Too Nice?

Posted on August 3, 2008 10:19 PM.
The entry before this one was A Better FriendFeed Bookmarklet and the next one is Be Your Own Reporter.
Cujo
Cujo,
originally uploaded by chefranden.

I have a hard time saying no to people. I know that this stems from a combination of a deep desire for people to like me and avoiding conflict. Plus I tend to trust people all too easily. I don't think I'm really gullible. But I do tend to give people the benefit of the doubt most of the time. If my gut tells me you're a decent enough person to deal with, you're probably in a great position to screw me over.

I know as I've gotten older I've become more outspoken and stand up for myself. But I really don't want to be the guy that flys off handle to get his way. I don't want to have to threaten people. First off, in this day and age, you don't know if you're going to tick off the wrong guy on a bad day. Secondly, it just seems... unproductive. If you break my trust, of course I want to yell at you. But if it's a situation that needs resolution, I'm afraid I'll blow my chances of getting to that resolution in exchange for a few brief moments of anger. I know that this all about control. I'm giving people control by trusting they will do the right thing. I'm giving people control by allowing them to make or break the situation.

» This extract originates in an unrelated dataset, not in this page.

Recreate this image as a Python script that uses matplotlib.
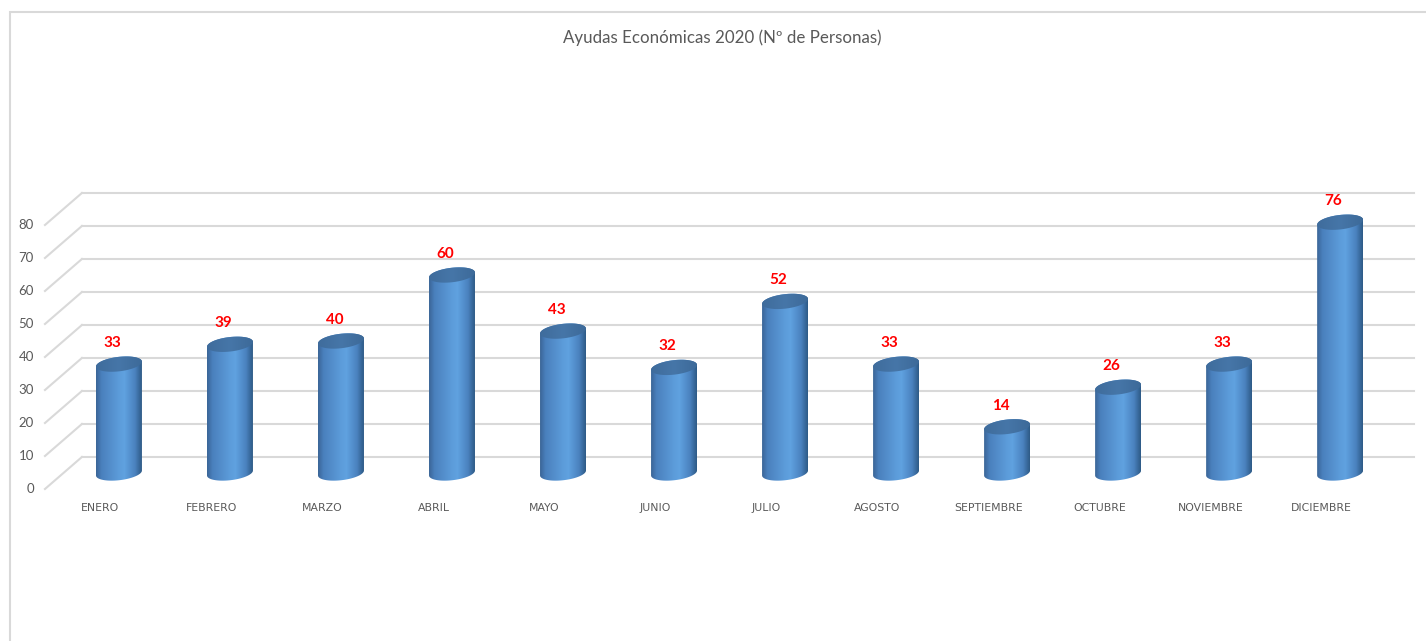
import numpy as np
import matplotlib
matplotlib.use("Agg")
import matplotlib.pyplot as plt
from matplotlib.colors import LinearSegmentedColormap
from matplotlib.patches import Polygon, Rectangle

meses = ["ENERO", "FEBRERO", "MARZO", "ABRIL", "MAYO", "JUNIO", "JULIO",
         "AGOSTO", "SEPTIEMBRE", "OCTUBRE", "NOVIEMBRE", "DICIEMBRE"]
personas = [33, 39, 40, 60, 43, 32, 52, 33, 14, 26, 33, 76]
yticks = [0, 10, 20, 30, 40, 50, 60, 70, 80]
titulo = "Ayudas Económicas 2020 (Nº de Personas)"

# depth offset of the back wall (oblique 3d look), in data units
dx, dy = 0.333, 9.7
a, b, k = 0.207, 2.2, 3.6   # cylinder half width, ellipse half height, tilt

cuerpo = LinearSegmentedColormap.from_list(
    "cil", [(0, "#3a6596"), (0.12, "#4a80bd"), (0.5, "#5c9cda"),
            (0.62, "#60a2e0"), (0.85, "#4a82bf"), (1, "#2e5a86")])
tapa = LinearSegmentedColormap.from_list(
    "tapa", [(0, "#3f6c9c"), (0.5, "#4676a8"), (1, "#3d6a99")])

fig = plt.figure(figsize=(14.26, 6.41), dpi=100)
ax = fig.add_axes([0, 0, 1, 1])
ax.axis("off")

# chart frame
fig.patches.append(Rectangle((10 / 1426, -0.1), 1.2, 1.1 - 12 / 641,
                             transform=fig.transFigure, fill=False,
                             edgecolor="#d9d9d9", lw=1.5))

fig.text(722 / 1426, 1 - 38 / 641, titulo, ha="center", va="center",
         fontsize=12.2, color="#595959", family="Lato")

# walls
x0, x1 = -0.5, len(meses) - 0.5
for v in yticks:
    ax.plot([x0 + dx, x1 + dx], [v + dy, v + dy], color="#d9d9d9", lw=1.5, zorder=1)
    ax.plot([x0, x0 + dx], [v, v + dy], color="#d9d9d9", lw=1.5, zorder=1)
    ax.text(x0 - 0.1, v, str(v), ha="right", va="center", fontsize=9.5,
            color="#595959", family="Lato")

def elipse(cx, cy, lo, hi):
    tt = np.linspace(lo, hi, 50)
    return np.column_stack([cx + a * np.cos(tt),
                            cy + b * np.sin(tt) + k * a * np.cos(tt)])

grad = np.linspace(0, 1, 256).reshape(1, -1)
for i, (mes, v) in enumerate(zip(meses, personas)):
    cx = i + dx / 2
    y0 = dy / 2
    y1 = v + dy / 2
    # body outline: bottom lower arc, then top upper arc
    contorno = np.vstack([elipse(cx, y0, np.pi, 2 * np.pi),
                          elipse(cx, y1, 0, np.pi)])
    clip = Polygon(contorno, closed=True, facecolor="none", edgecolor="none")
    ax.add_patch(clip)
    im = ax.imshow(grad, cmap=cuerpo, aspect="auto", interpolation="bilinear",
                   extent=(cx - a, cx + a, y0 - 3 * b, y1 + 3 * b), zorder=3)
    im.set_clip_path(clip)
    # top cap
    cap = Polygon(elipse(cx, y1, 0, 2 * np.pi), closed=True,
                  facecolor="none", edgecolor="none")
    ax.add_patch(cap)
    im2 = ax.imshow(grad, cmap=tapa, aspect="auto", interpolation="bilinear",
                    extent=(cx - a, cx + a, y1 - 2 * b, y1 + 2 * b), zorder=4)
    im2.set_clip_path(cap)
    ax.text(cx - 0.06, y1 + 6.4, str(v), ha="center", va="center",
            fontsize=11, fontweight="bold", color="#ff0000", family="Lato", zorder=5)
    ax.text(i, -5.8, mes, ha="center", va="center", fontsize=7.8,
            color="#595959", family="Liberation Sans Narrow")

ax.set_xlim(-0.905, 11.94)
ax.set_ylim(-46.06, 148.18)
fig.savefig("out.png", dpi=100)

What has brought on this moment of introspection? Quite honestly, several people owe me money. I've made deals and helped people out over the past couple of years that, so far, I've taken a loss on. An old timer hot rod guy I know said it best, "I get screwed a lot, but never kissed". I've tried making arrangements, keeping in touch, and following up. I always get brushed off. Even with the people that have the best intentions of paying me back, I'm just not a priority to them. They aren't going to skip a meal to pay me back, no sir. I have been amazed at how okay
they are with being this way. I put myself under a lot of pressure if someone is counting on me.

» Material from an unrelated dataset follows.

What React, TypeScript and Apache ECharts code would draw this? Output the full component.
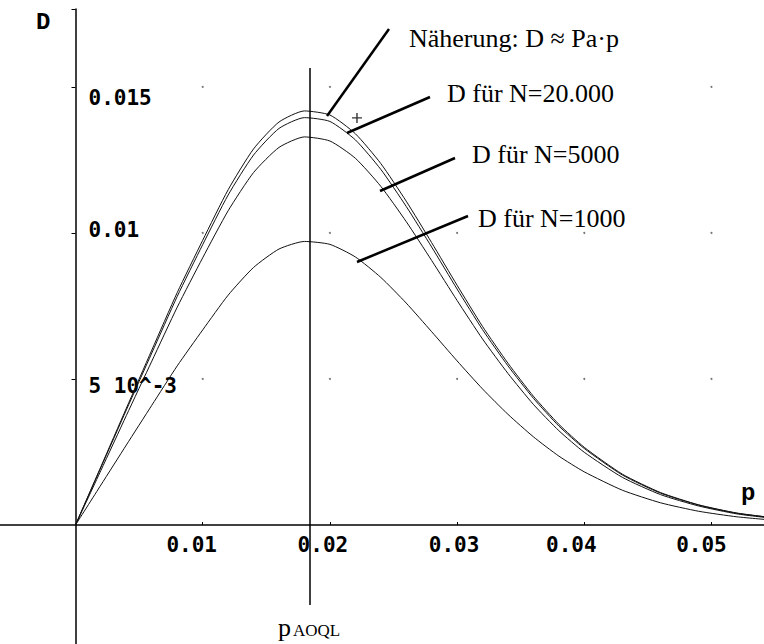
import { useEffect, useRef } from 'react';
import * as echarts from 'echarts';

// p values (fraction defective) at which the curves were read
const pValues = [0, 0.002, 0.004, 0.006, 0.008, 0.01, 0.012, 0.014, 0.016, 0.018, 0.02, 0.022, 0.024, 0.026, 0.028, 0.03, 0.032, 0.034, 0.036, 0.038, 0.04, 0.043, 0.046, 0.049, 0.052, 0.055];
// Näherung: D ≈ Pa·p
const dApprox = [0, 0.002, 0.004, 0.00599, 0.00796, 0.00975, 0.01148, 0.01288, 0.0138, 0.01418, 0.01404, 0.0134, 0.01238, 0.01109, 0.00967, 0.00821, 0.0068, 0.00554, 0.00441, 0.00345, 0.00266, 0.00174, 0.00111, 0.00069, 0.00041, 0.00024];
// D für N=20.000
const dN20000 = [0, 0.00197, 0.00394, 0.00589, 0.00783, 0.0096, 0.0113, 0.01267, 0.01358, 0.01395, 0.01382, 0.01319, 0.01218, 0.01091, 0.00952, 0.00808, 0.00669, 0.00545, 0.00434, 0.00339, 0.00262, 0.00171, 0.00109, 0.00068, 0.0004, 0.00024];
// D für N=5000
const dN5000 = [0, 0.00187, 0.00375, 0.00561, 0.00746, 0.00915, 0.01076, 0.01207, 0.01293, 0.01329, 0.01315, 0.01256, 0.0116, 0.01039, 0.00906, 0.00769, 0.00637, 0.00519, 0.00413, 0.00323, 0.00249, 0.00163, 0.00104, 0.00065, 0.00038, 0.00022];
// D für N=1000
const dN1000 = [0, 0.00137, 0.00274, 0.0041, 0.00545, 0.00668, 0.00787, 0.00882, 0.00945, 0.00971, 0.00961, 0.00918, 0.00848, 0.0076, 0.00662, 0.00562, 0.00466, 0.00379, 0.00302, 0.00236, 0.00182, 0.00119, 0.00076, 0.00047, 0.00028, 0.00016];

const xTicks = [0.01, 0.02, 0.03, 0.04, 0.05];
const xTickLabels = ['0.01', '0.02', '0.03', '0.04', '0.05'];
const yTicks = [0.005, 0.01, 0.015];
const yTickLabels = ['5 10^-3', '0.01', '0.015'];

const pAOQL = 0.01845;
const pAOQLLineTop = 0.01565;
const pAOQLLineBottom = -0.00274;
const plusMark = [0.02213, 0.01394];

const annotations = ['Näherung: D ≈ Pa·p', 'D für N=20.000', 'D für N=5000', 'D für N=1000'];

const MONO = '"DejaVu Sans Mono", monospace';
const SERIF = '"Liberation Serif", "Times New Roman", serif';
const CMONO = '"Liberation Mono", "Courier New", monospace';

const X_MAX = 0.05413;
const Y_MAX = 0.01767;

function findIdx(arr: number[], v: number) {
  for (let i = 0; i < arr.length; i++) if (Math.abs(arr[i] - v) < 1e-9) return i;
  return -1;
}

const xShift = [22, 14, 6, 26, 20];
const yPad: number[][] = [[15, 0, 0, 0], [0, 0, 5, 0], [22, 0, 0, 0]];

function buildOption() {
  const labelFont = { fontFamily: MONO, fontWeight: 'bold' as const, fontSize: 21, color: '#000' };
  const xRich: Record<string, any> = {};
  xTicks.forEach((_, i) => {
    xRich['x' + i] = { ...labelFont, padding: [0, xShift[i], 0, 0] };
  });
  const yRich: Record<string, any> = {};
  yTicks.forEach((_, i) => {
    yRich['y' + i] = { ...labelFont, padding: yPad[i] };
  });
  const curveStyle = { color: '#111', width: 1 };
  const mk = (name: string, d: number[]) => ({
    name,
    type: 'line',
    xAxisIndex: 0,
    yAxisIndex: 0,
    data: pValues.map((p, i) => [p, d[i]]),
    showSymbol: false,
    smooth: 0.2,
    lineStyle: curveStyle,
    itemStyle: { color: '#111' },
    silent: true,
    z: 3,
  });
  const gridDots = xTicks.flatMap((x) => yTicks.map((y) => [x, y]));
  const lineSty = { stroke: '#000', lineWidth: 2.5 };
  const txt = (text: string, x: number, baseline: number, size: number, font: string, weight = 'normal') => ({
    type: 'text',
    x,
    y: baseline - 0.3375 * size,
    silent: true,
    style: {
      text,
      fontFamily: font,
      fontSize: size,
      fontWeight: weight,
      fill: '#000',
      align: 'left',
      verticalAlign: 'middle',
    },
    z: 10,
  });
  return {
    animation: false,
    backgroundColor: '#fff',
    grid: [
      // full-canvas grid: axis lines through the origin, curves
      { left: -51.7, top: 9, width: 815.7, height: 662, containLabel: false, outerBoundsMode: 'none' },
      // quadrant grid whose edges sit on the axes: ticks and tick labels
      { left: 75.5, top: 9, width: 688.5, height: 516, containLabel: false, outerBoundsMode: 'none' },
    ],
    xAxis: [
      {
        type: 'value',
        gridIndex: 0,
        min: -0.01,
        max: X_MAX,
        interval: 0.01,
        splitLine: { show: false },
        axisLine: { show: true, onZero: true, lineStyle: { color: '#000', width: 1.5 } },
        axisTick: { show: false },
        axisLabel: { show: false },
      },
      {
        type: 'value',
        gridIndex: 1,
        min: 0,
        max: X_MAX,
        interval: 0.01,
        splitLine: { show: false },
        axisLine: { show: false, onZero: false },
        axisTick: { show: true, inside: true, length: 3, lineStyle: { color: '#000', width: 1 } },
        axisLabel: {
          margin: 9,
          ...labelFont,
          rich: xRich,
          showMinLabel: false,
          formatter: (v: number) => {
            const i = findIdx(xTicks, v);
            return i < 0 ? '' : `{x${i}|${xTickLabels[i]}}`;
          },
        },
      },
    ],
    yAxis: [
      {
        type: 'value',
        gridIndex: 0,
        min: -0.005,
        max: Y_MAX,
        interval: 0.005,
        splitLine: { show: false },
        axisLine: { show: true, onZero: true, lineStyle: { color: '#000', width: 1.5 } },
        axisTick: { show: false },
        axisLabel: { show: false },
      },
      {
        type: 'value',
        gridIndex: 1,
        min: 0,
        max: Y_MAX,
        interval: 0.005,
        splitLine: { show: false },
        axisLine: { show: false, onZero: false },
        axisTick: { show: true, inside: false, length: 4, lineStyle: { color: '#000', width: 1 } },
        axisLabel: {
          inside: true,
          margin: 13,
          ...labelFont,
          rich: yRich,
          showMinLabel: false,
          formatter: (v: number) => {
            const i = findIdx(yTicks, v);
            return i < 0 ? '' : `{y${i}|${yTickLabels[i]}}`;
          },
        },
      },
    ],
    series: [
      mk(annotations[0], dApprox),
      mk(annotations[1], dN20000),
      mk(annotations[2], dN5000),
      mk(annotations[3], dN1000),
      {
        type: 'scatter',
        xAxisIndex: 0,
        yAxisIndex: 0,
        data: gridDots,
        symbolSize: 2,
        itemStyle: { color: '#555' },
        silent: true,
        z: 2,
      },
      {
        type: 'scatter',
        xAxisIndex: 0,
        yAxisIndex: 0,
        data: [plusMark],
        symbol: 'path://M4.3,0h1.4v4.3h4.3v1.4h-4.3v4.3h-1.4v-4.3h-4.3v-1.4h4.3z',
        symbolSize: 10,
        itemStyle: { color: '#000' },
        silent: true,
        z: 4,
        markLine: {
          silent: true,
          symbol: 'none',
          label: { show: false },
          lineStyle: { color: '#000', width: 1.5, type: 'solid' },
          data: [[{ coord: [pAOQL, pAOQLLineTop] }, { coord: [pAOQL, pAOQLLineBottom] }]],
        },
      },
    ],
    graphic: [
      { type: 'line', silent: true, shape: { x1: 389, y1: 29, x2: 327, y2: 116 }, style: lineSty, z: 10 },
      { type: 'line', silent: true, shape: { x1: 430, y1: 97, x2: 347, y2: 133 }, style: lineSty, z: 10 },
      { type: 'line', silent: true, shape: { x1: 455, y1: 158, x2: 380, y2: 191 }, style: lineSty, z: 10 },
      { type: 'line', silent: true, shape: { x1: 468, y1: 216, x2: 357, y2: 262 }, style: lineSty, z: 10 },
      txt(annotations[0], 409, 47, 26, SERIF),
      txt(annotations[1], 447, 102, 26, SERIF),
      txt(annotations[2], 472, 163, 26, SERIF),
      txt(annotations[3], 478, 227, 26, SERIF),
      txt('p', 278, 636, 26, SERIF),
      txt('AOQL', 293, 636, 17, SERIF),
      txt('D', 36, 31, 24, CMONO, 'bold'),
      txt('p', 741, 502, 24, CMONO, 'bold'),
    ],
  };
}

export default function App() {
  const ref = useRef<HTMLDivElement>(null);
  useEffect(() => {
    if (!ref.current) return;
    const chart = echarts.init(ref.current, null, { renderer: 'svg' });
    chart.setOption(buildOption() as any);
    return () => chart.dispose();
  }, []);
  return (
    <div
      ref={ref}
      style={{ position: 'fixed', left: 0, top: 0, width: 764, height: 644, background: '#fff' }}
    />
  );
}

Which brings up another related problem I've had this year. I've taken on a bit too much work at times. People come to me excited with their ideas and, if I like where they are headed, I'll try to help them out. As someone that is self employed with no stable income, I'm always open to opportunities. Unfortunately, some of these opportunities are "sweat equity" that, if they pay off, will pay off huge. But in the meantime, I'm working for free. I've already begun to improve in this area. I actually turned down some work last week as I get my priorities straightened up for the rest of 2008. It was actual paying work which made it even more difficult to turn down. But I can't afford to work for free very much at the moment. Maybe one day!

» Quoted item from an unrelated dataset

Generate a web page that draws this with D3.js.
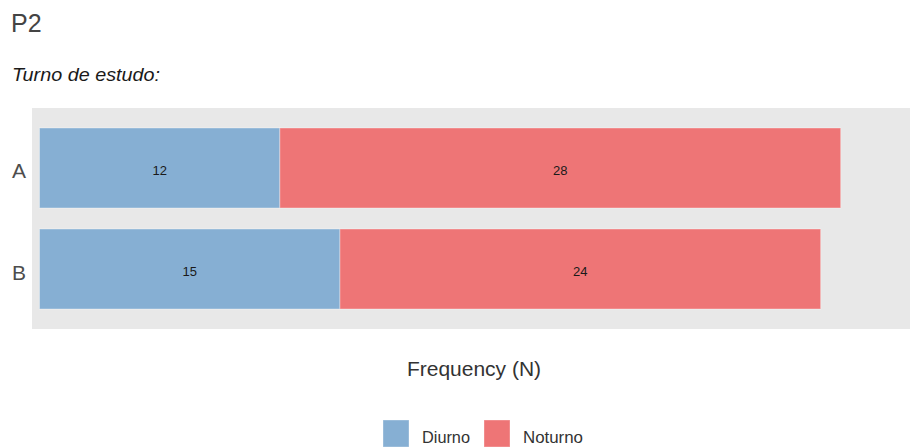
<!DOCTYPE html>
<meta charset="utf-8">
<html>
<style type='text/css'>
  body { margin:0; background:#fff; }
  text { font-family: "Liberation Sans", Arial, sans-serif; }
</style>
<script src="https://d3js.org/d3.v7.min.js"></script>
<body>
<svg id="chart" width="910" height="448"></svg>

<script>

// Data
var groups = ["A", "B"];
var series = ["Diurno", "Noturno"];
var diurno = [12, 15];
var noturno = [28, 24];
var colors = ["#86afd3", "#ee7576"];

var svg = d3.select("#chart");

// panel area
var panel = {left: 32, right: 910, top: 108, bottom: 329};

var x = d3.scaleLinear()
  .domain([0, 40])
  .range([39.5, 39.5 + 40 * 20.03]);

var y = d3.scaleBand()
  .domain(groups)
  .range([panel.top, panel.bottom])
  .paddingInner(0.208)
  .paddingOuter(0.198);

// title + subtitle
svg.append("text")
  .attr("x", 11).attr("y", 32)
  .attr("font-size", 25)
  .attr("fill", "#444")
  .text("P2");

svg.append("text")
  .attr("x", 12).attr("y", 81)
  .attr("font-size", 19)
  .attr("font-style", "italic")
  .attr("fill", "#1a1a1a")
  .attr("textLength", 148)
  .attr("lengthAdjust", "spacingAndGlyphs")
  .text("Turno de estudo:");

// gray panel
svg.append("rect")
  .attr("x", panel.left).attr("y", panel.top)
  .attr("width", panel.right - panel.left)
  .attr("height", panel.bottom - panel.top)
  .attr("fill", "#e8e8e8");

// stack
var rows = groups.map(function(g, i) {
  return {group: g, Diurno: diurno[i], Noturno: noturno[i]};
});
var stacked = d3.stack().keys(series)(rows);

var layer = svg.selectAll("g.layer")
  .data(stacked)
  .enter().append("g")
  .attr("class", "layer")
  .attr("fill", function(d, i) { return colors[i]; });

layer.selectAll("rect")
  .data(function(d) { return d; })
  .enter().append("rect")
  .attr("x", function(d) { return x(d[0]); })
  .attr("y", function(d) { return y(d.data.group); })
  .attr("width", function(d) { return x(d[1]) - x(d[0]); })
  .attr("height", y.bandwidth())
  .attr("stroke", "rgba(255,255,255,0.35)")
  .attr("stroke-width", 1);

layer.selectAll("text")
  .data(function(d) { return d; })
  .enter().append("text")
  .attr("x", function(d) { return (x(d[0]) + x(d[1])) / 2; })
  .attr("y", function(d) { return y(d.data.group) + y.bandwidth() / 2; })
  .attr("dy", "0.55em")
  .attr("text-anchor", "middle")
  .attr("font-size", 13)
  .attr("fill", "#1a1a1a")
  .text(function(d) { return d[1] - d[0]; });

// y axis labels (no ticks)
var yAxis = d3.axisLeft(y).tickSize(0).tickPadding(0);
var ya = svg.append("g")
  .attr("transform", "translate(26,0)")
  .call(yAxis);
ya.select(".domain").remove();
ya.selectAll("text")
  .attr("font-size", 21)
  .attr("dy", "0.5em")
  .attr("fill", "#4d4d4d")
  .style("font-family", "Liberation Sans, Arial, sans-serif");

// x axis title
svg.append("text")
  .attr("x", 474).attr("y", 376)
  .attr("text-anchor", "middle")
  .attr("font-size", 21)
  .attr("fill", "#333")
  .text("Frequency (N)");

// legend
var legendX = [383, 484];
var leg = svg.selectAll("g.leg")
  .data(series)
  .enter().append("g")
  .attr("class", "leg")
  .attr("transform", function(d, i) { return "translate(" + legendX[i] + ",420)"; });

leg.append("rect")
  .attr("width", 26).attr("height", 27)
  .attr("fill", function(d, i) { return colors[i]; })
  .attr("stroke", "rgba(255,255,255,0.35)");

leg.append("text")
  .attr("x", 39).attr("y", 23)
  .attr("font-size", 16)
  .attr("fill", "#333")
  .attr("textLength", function(d, i) { return i ? 60 : 48; })
  .attr("lengthAdjust", "spacingAndGlyphs")
  .text(function(d) { return d; });

</script>
</body>
</html>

The thing is, I don't know if this is a part of my personality that I want to change entirely. Or at least, I don't want to become an outright asshole to people. I don't want to be the paranoid and bitter person always assuming the worst in folks. I certainly want to resolve these situations in a positive way and I want to keep myself from getting into them in the future. But I know that I have truly helped some people in my lifetime and that really makes me feel good.